2022 news in review: Wolves continue to plague county herds

Published 7:00 am Wednesday, December 28, 2022

WALLOWA COUNTY — Predatory wolves continue to be a threat to the livestock of Wallowa County ranchers, but not so much as last winter, according to Todd Nash, a rancher, county commissioner and president of the Oregon Cattlemen’s Association.

“It’s a very different year,” Nash said Thursday, Dec. 15. “We don’t have a bunch of naïve cattle who don’t know how to get home and a new permittee who doesn’t know how to get them home.”

During fall 2021, cattle mostly of the Bob Dean Ranch near Imnaha were left grazing on U.S. Forest Service land too late into the season and were hit by an early snowstorm. Many were pregnant and lost their calves, either to wolves or not being able to feed them because they were stuck in the snow.

The Chieftain reported this past year how numerous ranchers in the area went out and took bales of hay to the trapped cattle. Others used snowcats to try to pull the cattle loose from the snow and take them to safety. Ranchers put up many of the rescued cattle and fed them during the depth of winter.

Wallowa County Sheriff Joel Fish conducted an investigation into possible charges of animal neglect and turned the case over to county District Attorney Rebecca Frolander. However, Frolander said Dec. 20, she doesn’t yet have enough evidence to take animal neglect charges to a grand jury.

“This may stay an open case until either I get some evidence or I decide it’s not going to happen,” she said.

But it wasn’t just the snowbound cattle who offered wolves a chance to get the taste of beef.

Tom Birkmaier, a Crow Creek rancher of about 500 cattle and president of the Wallowa County Stockgrowers Association, suffered losses to wolves among his herd, despite repeated efforts at nonlethal measures to keep the wolves away.

Birkmaier lost a half-dozen animals to wolves of the Chesnimnus Pack in late April and early May. He asked the Oregon Department of Fish and Wildlife to remove the pack — meaning to kill them.

But Nash said the ODFW hasn’t been quite doing its job. He said effective management means killing wolves that have proven to have a taste for livestock.

“Some of those ranchers were requesting total pack removal,” he said. “What was offered up, most of the time, was the authority they already had.”

Ranchers in Eastern Oregon have the authority to kill predatory wolves that may be threatening their herds, so the few kill permits of a couple of wolves at a time meant little to the ranchers.

“It was up to the department to go out and take those lethal actions that were well within the boundaries of the Oregon wolf plan,” Nash said.

Birkmaier said Dec. 15 he has had no confirmed wolf kills since mid-June, but had one he suspected was a wolf in late November. He agreed with Nash.

“It’s very frustrating when a pack of wolves can have 11 confirmed depredations by ODFW in a 7½-month period, being known, chronic depredators of livestock and still be allowed to breed and roam freely to where we have have to deal with them again next year,” Birkmaier said. “I am fearful for myself and my fellow ranchers during the upcoming grazing season in 2023.”

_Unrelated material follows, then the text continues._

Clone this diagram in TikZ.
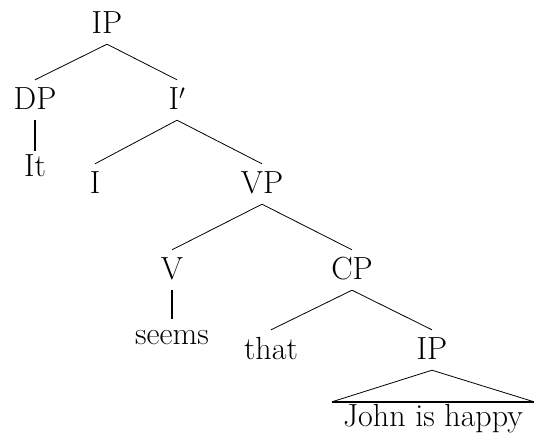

While wolf attacks appear to have decreased in recent months, that’s not necessarily the case, said John Williams of Enterprise, who serves as the co-chairman for Eastern Oregon of the OCA’s Wolf Committee. He said that two Zumwalt Prairie depredation incidents in November occurred on the same rancher’s herd.

“They have been depredating all year,” Williams said. “It’s just they’ve been going on herds of ranchers who don’t report it and don’t believe it’s worth their time. … They did not take a break.”

He and Nash agreed that the ODFW needs to step up and do a more effective job of managing wolf populations.

“Effective management was never taken by ODFW and now those ranchers will have to face that all over again next spring, and that’s very unfortunate,” Nash said.